J. Robert Oppenheimer Facts
Julius Robert Oppenheimer (April 22, 1904 to February 18, 1967) was an American theoretical physicist and professor of physics at the University of California, Berkeley. He is among the persons who are often called the "father of the atomic bomb" for their role in the Manhattan Project. When the first atomic bomb was detonated on July 16, 1945 Oppenheimer remarked later that it brought to mind "Now I am become Death, the destroyer of worlds."
Interesting J. Robert Oppenheimer Facts:
Oppenheimer was born in New York City and was the eldest son of a wealthy Jewish textile importer.
His father, Julius Oppenheimer, was a member of the Ethical Culture Society and Robert was educated at the Ethical Cultural School in New York where he studied Greek, Latin, French and German and discovered that he had a gift for foreign languages.
In 1925 he graduated from Harvard summa cum laude with a degree in chemistry and was admitted to Phi Beta Kappa Honor Society.

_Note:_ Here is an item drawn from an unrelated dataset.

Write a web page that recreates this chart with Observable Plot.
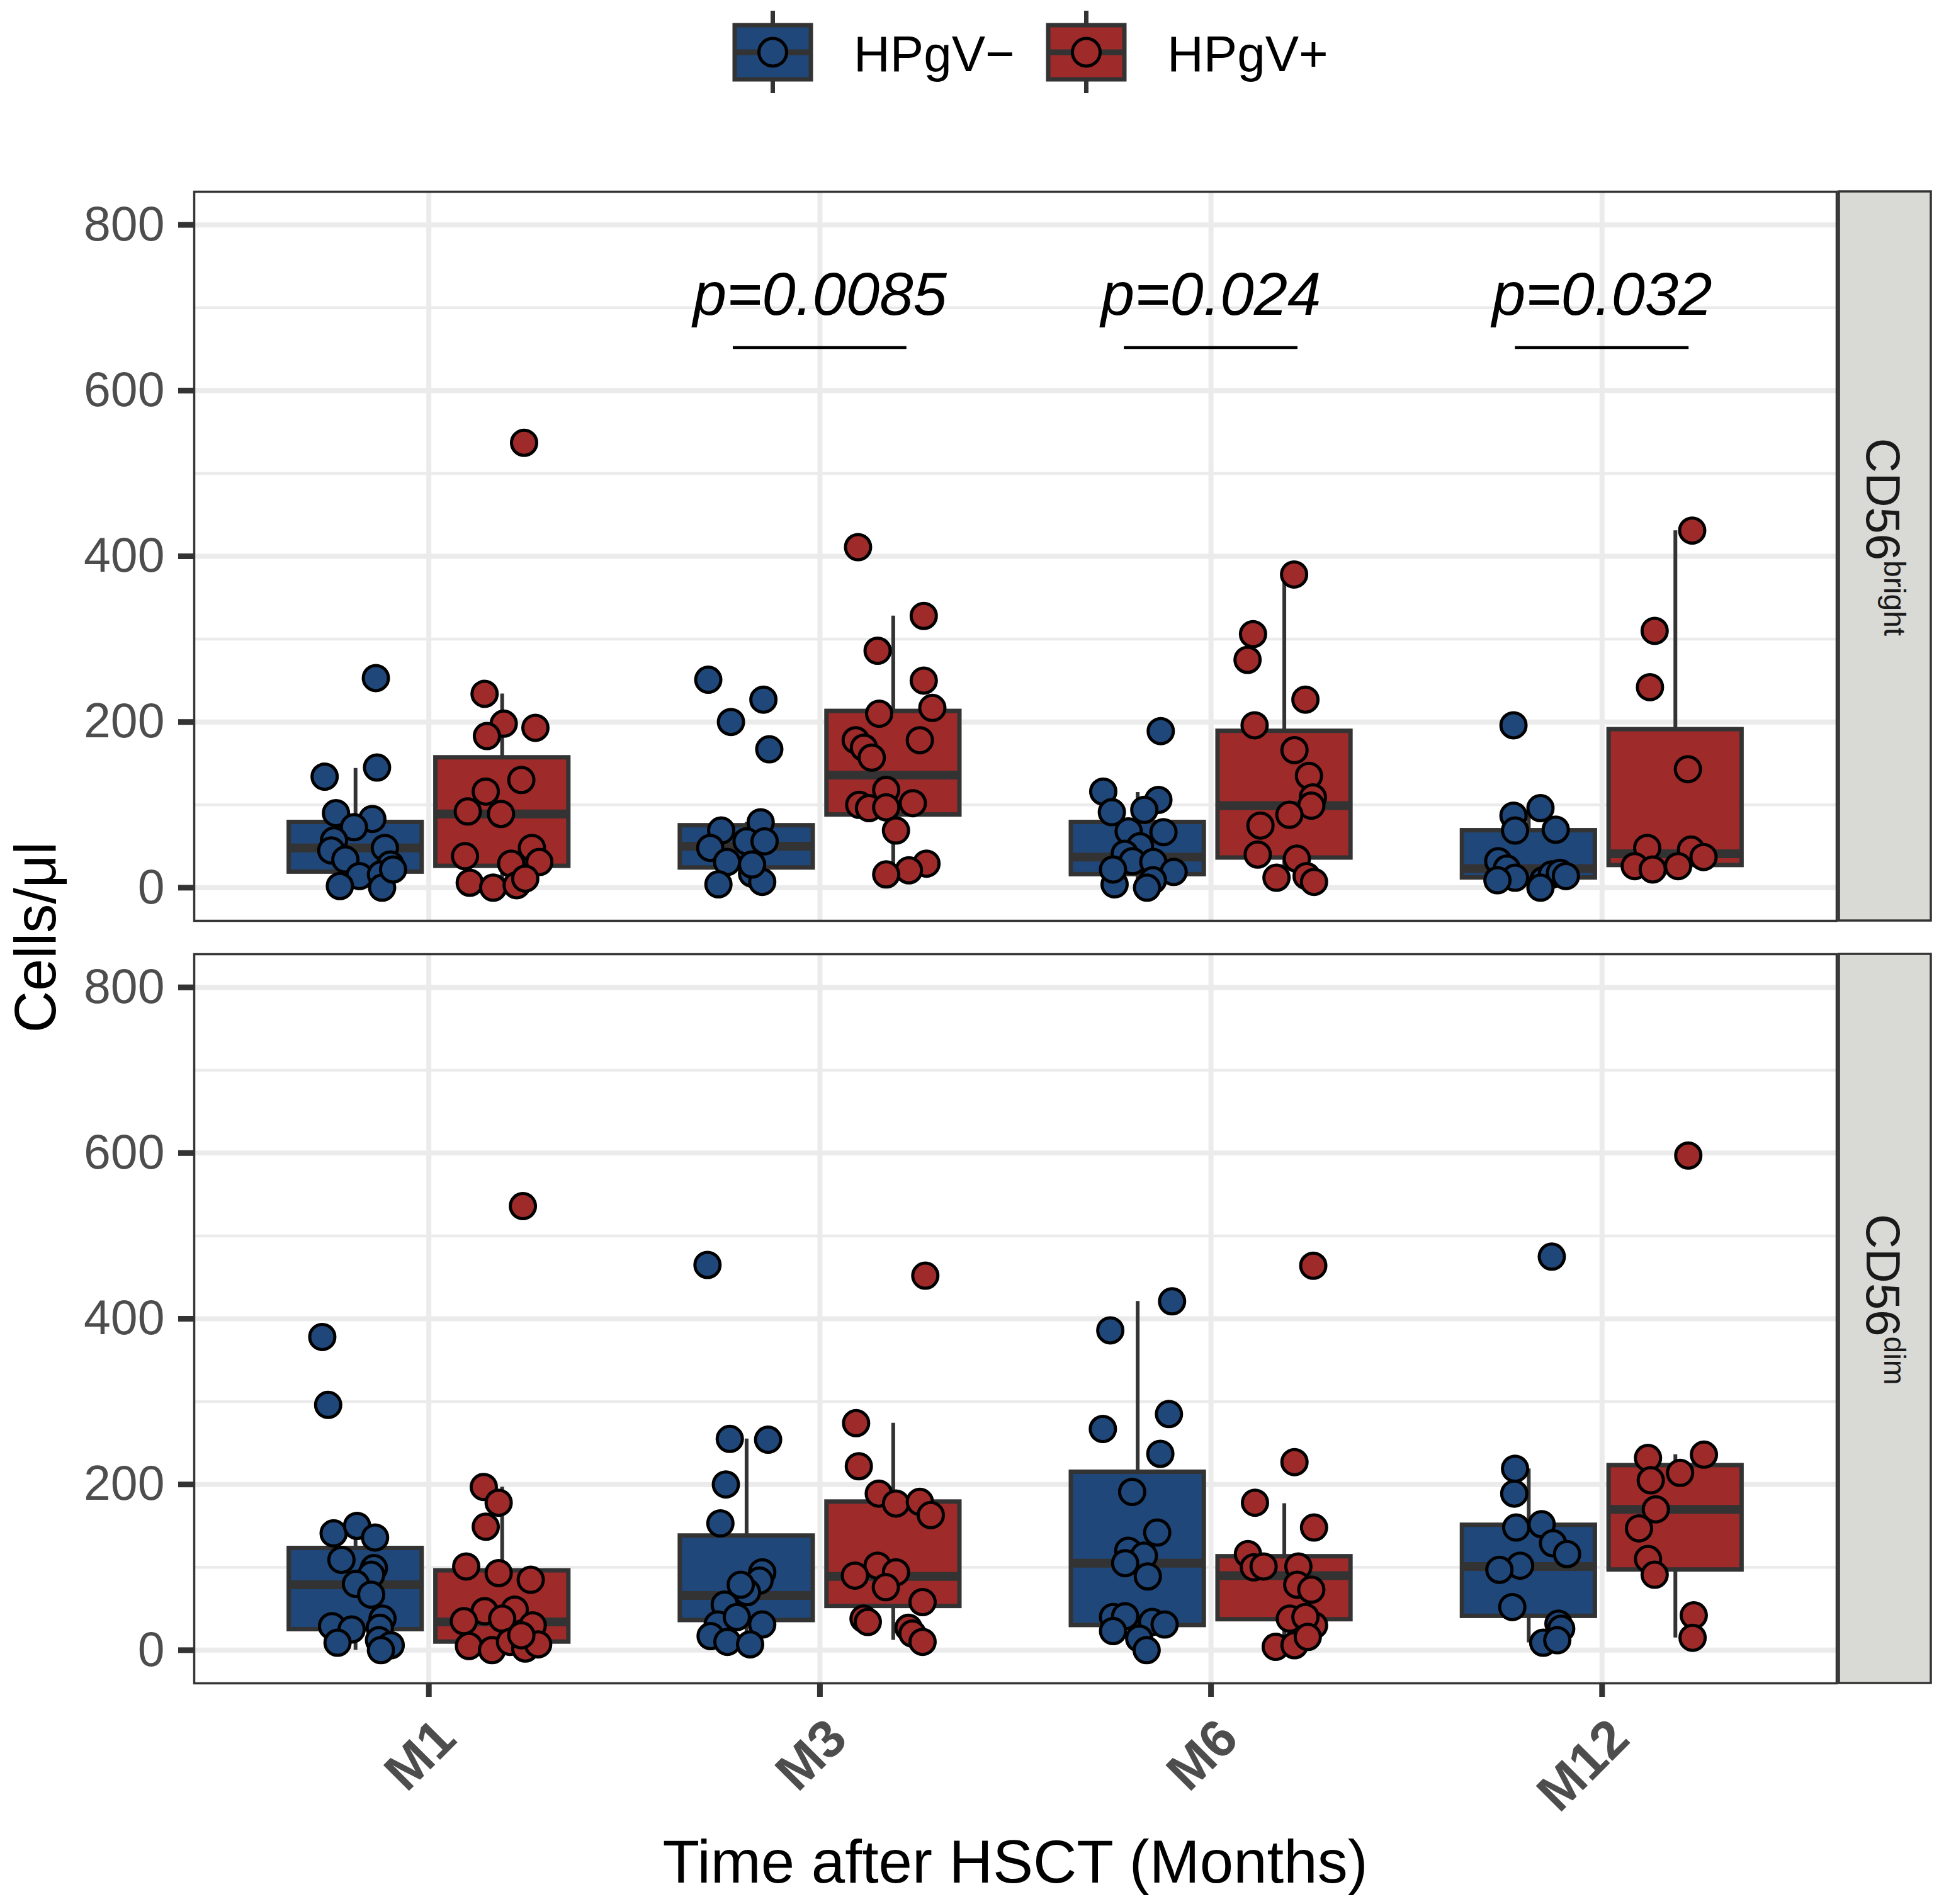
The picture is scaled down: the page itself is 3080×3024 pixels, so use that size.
<!DOCTYPE html>
<html><head><meta charset="utf-8">
<script src="https://cdn.jsdelivr.net/npm/d3@7"></script>
<script src="https://cdn.jsdelivr.net/npm/@observablehq/plot@0.6"></script>
<style>
html,body{margin:0;padding:0;background:#fff;}
#legend{height:180px;}
svg{display:block;}
</style></head><body>
<div id="legend"></div>
<div id="chart"></div>
<script>
const months = ["M1", "M3", "M6", "M12"];
const groups = ["HPgV−", "HPgV+"];
const groupColors = ["#204779", "#9f2a2a"];
const panels = ["CD56bright", "CD56dim"];
const stripBase = "CD56";
const stripSup = ["bright", "dim"];
const yTicks = [0, 200, 400, 600, 800];
const yMinor = [100, 300, 500, 700];
const sigMonths = ["M3", "M6", "M12"];
const sigLabels = ["p=0.0085", "p=0.024", "p=0.032"];
const sigY = 652;
const xTitle = "Time after HSCT (Months)";
const yTitle = "Cells/μl";

// values per month (M1, M3, M6, M12)
const brightNegValues = [
  [253,134,145,90,83,73,57,48,45,34,28,14,16,2,0,22],
  [251,227,200,167,79,69,56,48,56,31,17,4,7,28],
  [189,116,106,91,94,68,67,50,41,32,31,19,4,9,0,22],
  [196,87,96,69,70,32,23,12,9,9,16,18,14,0]
];
const brightNegJitter = [
  [0.052,-0.079,0.055,-0.05,0.043,-0.004,-0.055,0.075,-0.062,-0.026,0.089,0.01,0.065,-0.04,0.068,0.096],
  [-0.098,0.043,-0.04,0.058,0.036,-0.065,0,-0.093,0.046,-0.05,0.014,-0.072,0.04,0.014],
  [0.059,-0.088,0.053,-0.066,0.017,-0.023,0.066,0.006,-0.033,-0.013,0.04,0.092,-0.059,0.039,0.024,-0.063],
  [-0.039,-0.039,0.03,-0.035,0.069,-0.078,-0.056,-0.035,-0.08,0.037,0.059,0.08,0.095,0.03]
];
const brightPosValues = [
  [537,234,198,193,183,130,116,92,89,38,48,31,29,6,0,3,11],
  [411,328,286,250,217,210,178,178,169,157,118,102,100,96,97,69,29,21,16],
  [378,306,275,227,196,166,135,109,99,88,75,40,35,12,14,7],
  [431,310,242,143,48,46,37,26,22,26]
];
const brightPosJitter = [
  [0.056,-0.045,0.004,0.085,-0.039,0.049,-0.042,-0.088,-0.003,-0.095,0.076,0.095,0.023,-0.083,-0.023,0.037,0.059],
  [-0.09,0.078,-0.04,0.078,0.1,-0.036,-0.096,0.068,-0.075,-0.055,-0.018,0.05,-0.087,-0.062,-0.018,0.007,0.085,0.04,-0.018],
  [0.025,-0.08,-0.094,0.054,-0.076,0.026,0.063,0.073,0.069,0.013,-0.061,-0.068,0.032,-0.02,0.057,0.076],
  [0.043,-0.053,-0.065,0.032,-0.072,0.04,0.072,-0.104,-0.058,0.007]
];
const dimNegValues = [
  [378,296,141,150,136,109,99,91,80,67,29,25,38,27,9,12,6,0],
  [465,255,254,200,153,94,84,70,79,55,31,31,17,10,7,40],
  [421,386,267,285,237,191,142,120,114,105,89,40,41,34,31,23,14,0],
  [475,219,189,148,152,129,116,102,97,52,32,26,9,12]
];
const dimNegJitter = [
  [-0.085,-0.07,-0.056,0.004,0.05,-0.036,0.047,0.04,0.001,0.04,-0.06,-0.01,0.069,0.062,-0.046,0.06,0.09,0.065],
  [-0.1,-0.043,0.055,-0.053,-0.067,0.04,0.033,0.001,-0.015,-0.056,0.04,-0.074,-0.092,-0.049,0.009,-0.025],
  [0.088,-0.07,-0.089,0.08,0.058,-0.014,0.05,-0.024,0.016,-0.032,0.026,-0.063,-0.032,0.037,0.069,-0.063,0.004,0.023],
  [0.059,-0.035,-0.037,-0.032,0.033,0.062,0.098,-0.022,-0.075,-0.042,0.076,0.083,0.037,0.073]
];
const dimPosValues = [
  [536,197,178,149,101,93,85,47,49,35,38,30,5,0,10,2,7,18],
  [452,274,222,189,177,179,163,102,94,90,76,58,38,34,27,20,10],
  [464,227,178,148,116,100,101,101,79,73,38,30,40,4,6,16],
  [597,236,232,214,205,170,147,110,91,42,15]
];
const dimPosJitter = [
  [0.053,-0.047,-0.009,-0.042,-0.092,-0.009,0.073,-0.045,0.032,-0.098,0,0.078,-0.085,-0.026,0.02,0.059,0.092,0.049],
  [0.082,-0.095,-0.088,-0.037,0.007,0.068,0.096,-0.04,0.007,-0.098,-0.019,0.075,-0.076,-0.065,0.039,0.049,0.075],
  [0.074,0.026,-0.075,0.076,-0.093,-0.078,-0.053,0.036,0.033,0.069,0.014,0.076,0.054,-0.022,0.026,0.06],
  [0.033,0.073,-0.07,0.012,-0.063,-0.05,-0.093,-0.07,-0.053,0.047,0.044]
];
// box stats per month: [lower whisker, q1, median, q3, upper whisker]
const brightNegBox = [[0,19,48,79,144],[4,24,50,75,79],[0,16,37,79,115],[0,12,23,69,96]];
const brightPosBox = [[0,26,89,157,234],[16,88,136,213,328],[7,36,99,189,378],[22,27,41,191,431]];
const dimNegBox = [[0,25,79,123,150],[7,36,66,138,255],[0,30,105,215,421],[9,41,101,151,219]];
const dimPosBox = [[0,10,34,96,197],[12,53,89,179,274],[4,37,90,113,177],[15,97,170,223,236]];

const FONT = "'Liberation Sans', Arial, Helvetica, sans-serif";
const dodge = [-0.1875, 0.1875];
const halfBox = 0.17;
const sigHalf = 0.222;
const legendH = 180;
const W = 3080, H = 3024 - legendH;

const series = [
  {panel: panels[0], g: 0, values: brightNegValues, jitter: brightNegJitter, box: brightNegBox},
  {panel: panels[0], g: 1, values: brightPosValues, jitter: brightPosJitter, box: brightPosBox},
  {panel: panels[1], g: 0, values: dimNegValues, jitter: dimNegJitter, box: dimNegBox},
  {panel: panels[1], g: 1, values: dimPosValues, jitter: dimPosJitter, box: dimPosBox}
];
const pointRows = [], boxRows = [];
for (const s of series) {
  months.forEach((m, i) => {
    const cx = i + 1 + dodge[s.g];
    const [low, q1, median, q3, high] = s.box[i];
    boxRows.push({panel: s.panel, group: groups[s.g], cx, low, q1, median, q3, high});
    s.values[i].forEach((v, k) => pointRows.push({panel: s.panel, group: groups[s.g], x: cx + s.jitter[i][k], value: v}));
  });
}
const sigRows = sigMonths.map((m, k) => ({panel: panels[0], pos: months.indexOf(m) + 1, label: sigLabels[k], y: sigY}));
const tickRows = months.map((m, i) => ({panel: panels[1], pos: i + 1, label: m}));

const chart = Plot.plot({
  width: W, height: H,
  marginTop: 124, marginBottom: 351, marginLeft: 308, marginRight: 163,
  style: {fontFamily: FONT, background: "white", maxWidth: "none"},
  x: {domain: [0.4, 4.6]},
  y: {domain: [-40, 840]},
  fy: {domain: panels, paddingInner: 0.044, paddingOuter: 0, axis: null, label: null},
  color: {domain: groups, range: groupColors},
  marks: [
    Plot.gridY(yMinor, {stroke: "#ebebeb", strokeOpacity: 1, strokeWidth: 4.5}),
    Plot.gridY(yTicks, {stroke: "#ebebeb", strokeOpacity: 1, strokeWidth: 8}),
    Plot.gridX(months.map((m, i) => i + 1), {stroke: "#ebebeb", strokeOpacity: 1, strokeWidth: 8}),
    Plot.ruleX(boxRows, {x: "cx", y1: "low", y2: "high", fy: "panel", stroke: "#333333", strokeWidth: 6}),
    Plot.rect(boxRows, {x1: d => d.cx - halfBox, x2: d => d.cx + halfBox, y1: "q1", y2: "q3", fy: "panel", fill: "group", stroke: "#333333", strokeWidth: 7}),
    Plot.ruleY(boxRows, {x1: d => d.cx - halfBox, x2: d => d.cx + halfBox, y: "median", fy: "panel", stroke: "#333333", strokeWidth: 14}),
    Plot.dot(pointRows, {x: "x", y: "value", fy: "panel", fill: "group", stroke: "black", strokeWidth: 5, r: 20}),
    Plot.ruleY(sigRows, {x1: d => d.pos - sigHalf, x2: d => d.pos + sigHalf, y: "y", fy: "panel", stroke: "black", strokeWidth: 4.5}),
    Plot.text(sigRows, {x: "pos", y: "y", text: "label", fy: "panel", fontSize: 96, fontStyle: "italic", lineAnchor: "bottom", dy: -52, fill: "black"}),
    Plot.frame({stroke: "#333333", strokeWidth: 3.5}),
    Plot.axisY(yTicks, {tickSize: 25, tickPadding: 22, fontSize: 77, stroke: "#333333", strokeWidth: 9, fill: "#4d4d4d", label: null}),
    Plot.axisX(months.map((m, i) => i + 1), {tickSize: 22, tickFormat: () => "", stroke: "#333333", strokeWidth: 9, label: null}),
    Plot.text(tickRows, {x: "pos", fy: "panel", text: "label", frameAnchor: "bottom", dy: 50, dx: 5, rotate: -45, textAnchor: "end", lineAnchor: "top", fontSize: 84, fontWeight: "bold", fill: "#4d4d4d"})
  ]
});
document.getElementById("chart").appendChild(chart);

// strips, axis titles
const svg = d3.select(chart);
const fy = chart.scale("fy");
const frameRight = W - 163;
panels.forEach((p, i) => {
  const top = fy.apply(p), h = fy.bandwidth;
  svg.append("rect").attr("x", frameRight + 4).attr("y", top).attr("width", 146).attr("height", h)
    .attr("fill", "#d9d9d6").attr("stroke", "#333333").attr("stroke-width", 3.5);
  const t = svg.append("text").attr("transform", `translate(${frameRight + 48},${top + h / 2 - 30}) rotate(90)`)
    .attr("text-anchor", "middle").attr("fill", "#1a1a1a").style("font-family", FONT);
  t.append("tspan").attr("font-size", 76).text(stripBase);
  t.append("tspan").attr("font-size", 48).attr("dy", -28).text(stripSup[i]);
});
const top0 = fy.apply(panels[0]), bot1 = fy.apply(panels[1]) + fy.bandwidth;
svg.append("text").attr("transform", `translate(88,${(top0 + bot1) / 2}) rotate(-90)`)
  .attr("text-anchor", "middle").attr("font-size", 92).attr("fill", "black").style("font-family", FONT).text(yTitle);
svg.append("text").attr("x", (308 + frameRight) / 2).attr("y", H - 34)
  .attr("text-anchor", "middle").attr("font-size", 96).attr("fill", "black").style("font-family", FONT).text(xTitle);

// legend
const lg = d3.select("#legend").append("svg").attr("width", W).attr("height", legendH).style("font-family", FONT);
const keyX = [1167, 1665];
groups.forEach((g, i) => {
  const cx = keyX[i] + 60.5;
  lg.append("line").attr("x1", cx).attr("x2", cx).attr("y1", 17).attr("y2", 148).attr("stroke", "#333333").attr("stroke-width", 7);
  lg.append("rect").attr("x", keyX[i]).attr("y", 40).attr("width", 121).attr("height", 86)
    .attr("fill", groupColors[i]).attr("stroke", "#333333").attr("stroke-width", 7);
  lg.append("line").attr("x1", keyX[i]).attr("x2", keyX[i] + 121).attr("y1", 83).attr("y2", 83).attr("stroke", "#333333").attr("stroke-width", 9);
  lg.append("circle").attr("cx", cx).attr("cy", 83).attr("r", 22).attr("fill", groupColors[i]).attr("stroke", "black").attr("stroke-width", 5);
  lg.append("text").attr("x", keyX[i] + 189).attr("y", 113).attr("font-size", 80).attr("fill", "black").text(g);
});
</script></body></html>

He studied theoretical physics at Cambridge University for one year and left in 1926 for the University of Gottingen.
Oppenheimer made friends with many important physicists which he was in Gottingen, including Enrico Fermi, Edward Teller and Maria Goeppert.
In March 1927 he received his PhD.
His most famous paper was co-authored by Max Born and explained the separation of nuclear motion from electric motion in the mathematical treatment of molecules.
This calculation is now known as the Born-Oppenheimer approximation.
In September 1927 he was awarded a United States National Research Council fellowship to the California Institute of Technology.
In 1929 he accepted an associate professorship at the University of California, Berkeley.
Oppenheimer made important contributions to many fields of physics.
In 1930 he wrote a paper predicting the existence of the positron and in 1936 Carl David Anderson received a Nobel Prize for its discovery.
In 1931 he co-wrote a paper on the "Relativistic Theory of the Photoelectric Effect" which challenged the idea that two of the energy levels of hydrogen are the same.
In 1939 he and his student, Hartland Snyder, predicted the existence of black holes.
President Franklin Roosevelt established the Manhattan Project in 1941 and Oppenheimer was appointed its director in 1942.
He set up the research station at Los Alamos, New Mexico and the first atomic bomb test occurred on July 16, 1945 and in August two bombs were dropped on Japan.
After the war he was the chief advisor to the U.S. Atomic Energy Commission.
He became an outspoken opponent of nuclear proliferation and the arms race of the Cold War.
His opposition to the development of the hydrogen bomb led to his loss of his security clearance in 1954 which effectively barred him from further nuclear research.